- [The exercise] Transcribe, exactly as they appear, the line that contains "Recreate this image", the line that contains "const titleText = 'UM", and every line in between, and nothing else.

========

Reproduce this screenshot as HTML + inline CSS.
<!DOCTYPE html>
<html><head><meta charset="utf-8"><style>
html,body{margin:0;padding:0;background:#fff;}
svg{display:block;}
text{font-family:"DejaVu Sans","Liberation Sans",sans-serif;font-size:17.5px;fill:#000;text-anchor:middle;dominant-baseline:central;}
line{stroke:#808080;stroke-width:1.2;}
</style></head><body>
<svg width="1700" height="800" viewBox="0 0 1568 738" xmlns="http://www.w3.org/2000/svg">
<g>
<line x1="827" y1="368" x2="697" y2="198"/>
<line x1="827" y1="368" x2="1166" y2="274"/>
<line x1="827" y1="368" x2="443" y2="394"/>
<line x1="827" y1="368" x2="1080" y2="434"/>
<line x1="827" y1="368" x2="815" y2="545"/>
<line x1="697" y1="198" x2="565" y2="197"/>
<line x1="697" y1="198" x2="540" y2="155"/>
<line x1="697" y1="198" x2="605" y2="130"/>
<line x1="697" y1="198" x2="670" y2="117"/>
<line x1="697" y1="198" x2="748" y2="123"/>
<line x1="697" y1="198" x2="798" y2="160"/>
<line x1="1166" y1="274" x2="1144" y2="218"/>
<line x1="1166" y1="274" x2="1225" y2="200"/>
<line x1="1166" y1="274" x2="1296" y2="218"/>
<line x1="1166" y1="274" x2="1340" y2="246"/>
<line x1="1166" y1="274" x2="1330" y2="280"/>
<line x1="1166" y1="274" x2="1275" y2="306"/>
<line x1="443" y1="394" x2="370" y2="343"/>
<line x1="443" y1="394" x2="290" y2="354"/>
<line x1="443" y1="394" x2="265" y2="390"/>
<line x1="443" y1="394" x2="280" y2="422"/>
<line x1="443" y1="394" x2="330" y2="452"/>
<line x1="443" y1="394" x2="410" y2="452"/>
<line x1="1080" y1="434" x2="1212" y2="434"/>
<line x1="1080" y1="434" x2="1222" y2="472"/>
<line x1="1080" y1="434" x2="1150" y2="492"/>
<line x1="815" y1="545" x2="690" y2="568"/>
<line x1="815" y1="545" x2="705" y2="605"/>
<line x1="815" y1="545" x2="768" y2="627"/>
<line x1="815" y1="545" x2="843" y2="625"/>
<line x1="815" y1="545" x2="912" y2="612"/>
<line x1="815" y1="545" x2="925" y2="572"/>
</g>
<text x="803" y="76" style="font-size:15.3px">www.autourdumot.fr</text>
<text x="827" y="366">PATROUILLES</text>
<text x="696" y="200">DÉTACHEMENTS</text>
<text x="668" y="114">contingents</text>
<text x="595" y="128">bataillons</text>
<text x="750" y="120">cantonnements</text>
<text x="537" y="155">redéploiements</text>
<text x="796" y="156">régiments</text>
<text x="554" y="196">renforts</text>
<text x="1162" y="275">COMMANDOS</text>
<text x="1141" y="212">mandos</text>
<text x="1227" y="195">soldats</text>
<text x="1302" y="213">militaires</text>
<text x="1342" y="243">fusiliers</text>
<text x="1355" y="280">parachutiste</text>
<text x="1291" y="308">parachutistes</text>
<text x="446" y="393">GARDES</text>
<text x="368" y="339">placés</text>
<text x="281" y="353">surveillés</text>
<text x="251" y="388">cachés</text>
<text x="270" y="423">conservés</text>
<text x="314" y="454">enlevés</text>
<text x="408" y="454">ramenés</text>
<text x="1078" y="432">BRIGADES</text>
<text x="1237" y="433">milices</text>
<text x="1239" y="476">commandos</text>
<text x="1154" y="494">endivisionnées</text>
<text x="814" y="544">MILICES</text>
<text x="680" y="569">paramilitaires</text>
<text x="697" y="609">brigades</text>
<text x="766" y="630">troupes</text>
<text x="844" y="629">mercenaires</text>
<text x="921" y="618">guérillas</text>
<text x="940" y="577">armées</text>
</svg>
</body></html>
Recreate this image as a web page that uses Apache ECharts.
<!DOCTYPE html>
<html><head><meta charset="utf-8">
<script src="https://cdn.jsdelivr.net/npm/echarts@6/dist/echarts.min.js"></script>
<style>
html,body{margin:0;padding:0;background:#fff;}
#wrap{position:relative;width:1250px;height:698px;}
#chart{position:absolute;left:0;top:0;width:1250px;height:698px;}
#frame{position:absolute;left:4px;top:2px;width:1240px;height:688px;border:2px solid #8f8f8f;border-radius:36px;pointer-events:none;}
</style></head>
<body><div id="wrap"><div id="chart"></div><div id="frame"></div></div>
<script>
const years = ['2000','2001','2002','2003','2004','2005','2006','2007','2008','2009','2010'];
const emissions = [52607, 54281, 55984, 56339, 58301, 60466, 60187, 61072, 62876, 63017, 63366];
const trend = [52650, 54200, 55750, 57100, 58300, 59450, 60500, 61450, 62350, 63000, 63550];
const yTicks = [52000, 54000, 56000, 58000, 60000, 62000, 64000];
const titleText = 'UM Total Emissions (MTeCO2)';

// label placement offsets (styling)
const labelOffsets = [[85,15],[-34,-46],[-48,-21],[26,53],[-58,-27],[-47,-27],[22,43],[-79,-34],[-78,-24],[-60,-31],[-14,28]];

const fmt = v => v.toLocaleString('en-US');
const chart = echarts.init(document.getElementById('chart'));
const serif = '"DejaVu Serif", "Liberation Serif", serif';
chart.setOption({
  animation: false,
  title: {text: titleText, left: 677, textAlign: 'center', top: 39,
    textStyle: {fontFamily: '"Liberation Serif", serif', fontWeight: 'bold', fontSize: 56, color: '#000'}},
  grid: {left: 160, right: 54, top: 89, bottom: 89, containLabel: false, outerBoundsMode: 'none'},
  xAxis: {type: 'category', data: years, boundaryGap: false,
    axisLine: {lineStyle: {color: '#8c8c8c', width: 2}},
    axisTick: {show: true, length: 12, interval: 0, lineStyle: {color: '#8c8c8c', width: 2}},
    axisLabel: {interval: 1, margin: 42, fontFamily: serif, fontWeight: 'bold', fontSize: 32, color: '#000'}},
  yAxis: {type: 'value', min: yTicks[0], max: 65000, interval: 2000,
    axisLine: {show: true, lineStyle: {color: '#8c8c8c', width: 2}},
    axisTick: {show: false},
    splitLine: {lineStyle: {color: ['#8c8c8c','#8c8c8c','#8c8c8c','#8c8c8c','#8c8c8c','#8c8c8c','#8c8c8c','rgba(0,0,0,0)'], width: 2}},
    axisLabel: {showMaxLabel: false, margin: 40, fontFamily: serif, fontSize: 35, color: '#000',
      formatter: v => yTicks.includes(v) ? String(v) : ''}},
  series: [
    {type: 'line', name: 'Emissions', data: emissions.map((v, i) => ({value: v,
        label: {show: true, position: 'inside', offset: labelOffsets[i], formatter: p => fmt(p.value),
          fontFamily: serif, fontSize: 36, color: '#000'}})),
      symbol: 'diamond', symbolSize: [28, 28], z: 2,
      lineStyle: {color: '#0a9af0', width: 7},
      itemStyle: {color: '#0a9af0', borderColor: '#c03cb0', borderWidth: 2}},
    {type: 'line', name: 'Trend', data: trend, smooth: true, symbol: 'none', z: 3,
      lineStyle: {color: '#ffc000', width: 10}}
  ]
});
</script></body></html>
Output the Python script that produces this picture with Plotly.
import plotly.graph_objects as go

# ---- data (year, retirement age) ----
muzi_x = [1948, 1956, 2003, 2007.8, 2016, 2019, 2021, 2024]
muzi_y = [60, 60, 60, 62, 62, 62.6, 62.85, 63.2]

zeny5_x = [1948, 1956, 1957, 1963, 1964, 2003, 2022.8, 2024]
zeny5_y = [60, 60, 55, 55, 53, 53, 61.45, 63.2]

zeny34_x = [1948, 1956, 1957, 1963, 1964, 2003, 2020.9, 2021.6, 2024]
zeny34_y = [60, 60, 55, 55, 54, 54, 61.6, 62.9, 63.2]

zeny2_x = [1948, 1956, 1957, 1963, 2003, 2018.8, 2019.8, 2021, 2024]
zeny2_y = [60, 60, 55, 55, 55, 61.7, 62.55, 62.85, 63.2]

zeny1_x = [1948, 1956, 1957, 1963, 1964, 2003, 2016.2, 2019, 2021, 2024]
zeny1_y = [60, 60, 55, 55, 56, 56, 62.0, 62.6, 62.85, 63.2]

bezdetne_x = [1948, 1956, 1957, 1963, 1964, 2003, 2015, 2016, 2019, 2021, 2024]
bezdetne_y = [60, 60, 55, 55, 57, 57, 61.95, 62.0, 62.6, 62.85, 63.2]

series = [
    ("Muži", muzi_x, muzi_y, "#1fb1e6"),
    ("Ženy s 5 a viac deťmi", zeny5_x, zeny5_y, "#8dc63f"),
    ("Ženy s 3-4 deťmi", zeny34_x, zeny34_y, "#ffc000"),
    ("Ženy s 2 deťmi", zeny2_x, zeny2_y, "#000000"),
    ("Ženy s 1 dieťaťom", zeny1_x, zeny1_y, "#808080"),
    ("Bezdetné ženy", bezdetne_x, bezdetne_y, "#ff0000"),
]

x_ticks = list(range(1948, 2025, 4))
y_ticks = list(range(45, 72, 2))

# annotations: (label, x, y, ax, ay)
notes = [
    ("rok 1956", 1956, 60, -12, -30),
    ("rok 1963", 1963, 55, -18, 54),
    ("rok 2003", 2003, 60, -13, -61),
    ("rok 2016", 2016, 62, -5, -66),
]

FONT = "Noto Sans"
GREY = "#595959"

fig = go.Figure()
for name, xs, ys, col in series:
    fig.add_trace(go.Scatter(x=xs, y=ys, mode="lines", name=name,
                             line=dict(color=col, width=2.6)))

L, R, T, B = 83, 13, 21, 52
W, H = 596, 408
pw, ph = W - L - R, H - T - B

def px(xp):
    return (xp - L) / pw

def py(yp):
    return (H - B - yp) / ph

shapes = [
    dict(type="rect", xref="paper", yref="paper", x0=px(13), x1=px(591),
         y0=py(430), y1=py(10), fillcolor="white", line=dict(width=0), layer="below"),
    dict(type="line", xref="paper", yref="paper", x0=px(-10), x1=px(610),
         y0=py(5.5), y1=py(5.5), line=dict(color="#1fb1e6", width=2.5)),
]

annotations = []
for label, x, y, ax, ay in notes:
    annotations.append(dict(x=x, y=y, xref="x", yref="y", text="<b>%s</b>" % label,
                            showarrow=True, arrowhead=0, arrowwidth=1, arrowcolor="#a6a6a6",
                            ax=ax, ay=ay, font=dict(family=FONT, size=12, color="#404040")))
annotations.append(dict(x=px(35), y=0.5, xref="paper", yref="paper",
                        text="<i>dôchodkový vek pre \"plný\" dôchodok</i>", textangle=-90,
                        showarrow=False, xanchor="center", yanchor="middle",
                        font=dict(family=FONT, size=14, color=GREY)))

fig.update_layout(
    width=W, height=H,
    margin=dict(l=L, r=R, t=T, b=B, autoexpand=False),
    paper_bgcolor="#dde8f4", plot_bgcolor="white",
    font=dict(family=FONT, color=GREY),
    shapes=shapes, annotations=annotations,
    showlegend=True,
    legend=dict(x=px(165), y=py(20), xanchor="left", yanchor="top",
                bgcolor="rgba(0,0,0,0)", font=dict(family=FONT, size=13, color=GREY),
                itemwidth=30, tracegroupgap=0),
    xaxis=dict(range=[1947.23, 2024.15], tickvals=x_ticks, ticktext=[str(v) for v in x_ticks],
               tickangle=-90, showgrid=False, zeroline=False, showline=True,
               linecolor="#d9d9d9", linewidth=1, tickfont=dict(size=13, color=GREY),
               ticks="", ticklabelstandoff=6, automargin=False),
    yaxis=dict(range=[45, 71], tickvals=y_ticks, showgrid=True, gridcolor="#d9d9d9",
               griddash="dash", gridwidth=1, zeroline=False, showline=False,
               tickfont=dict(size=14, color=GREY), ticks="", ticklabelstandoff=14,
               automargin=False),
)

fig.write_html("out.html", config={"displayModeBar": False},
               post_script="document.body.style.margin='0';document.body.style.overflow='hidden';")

========

- [Answer in full]
Recreate this image as a web page that uses Apache ECharts.
<!DOCTYPE html>
<html><head><meta charset="utf-8">
<script src="https://cdn.jsdelivr.net/npm/echarts@6/dist/echarts.min.js"></script>
<style>
html,body{margin:0;padding:0;background:#fff;}
#wrap{position:relative;width:1250px;height:698px;}
#chart{position:absolute;left:0;top:0;width:1250px;height:698px;}
#frame{position:absolute;left:4px;top:2px;width:1240px;height:688px;border:2px solid #8f8f8f;border-radius:36px;pointer-events:none;}
</style></head>
<body><div id="wrap"><div id="chart"></div><div id="frame"></div></div>
<script>
const years = ['2000','2001','2002','2003','2004','2005','2006','2007','2008','2009','2010'];
const emissions = [52607, 54281, 55984, 56339, 58301, 60466, 60187, 61072, 62876, 63017, 63366];
const trend = [52650, 54200, 55750, 57100, 58300, 59450, 60500, 61450, 62350, 63000, 63550];
const yTicks = [52000, 54000, 56000, 58000, 60000, 62000, 64000];
const titleText = 'UM Total Emissions (MTeCO2)';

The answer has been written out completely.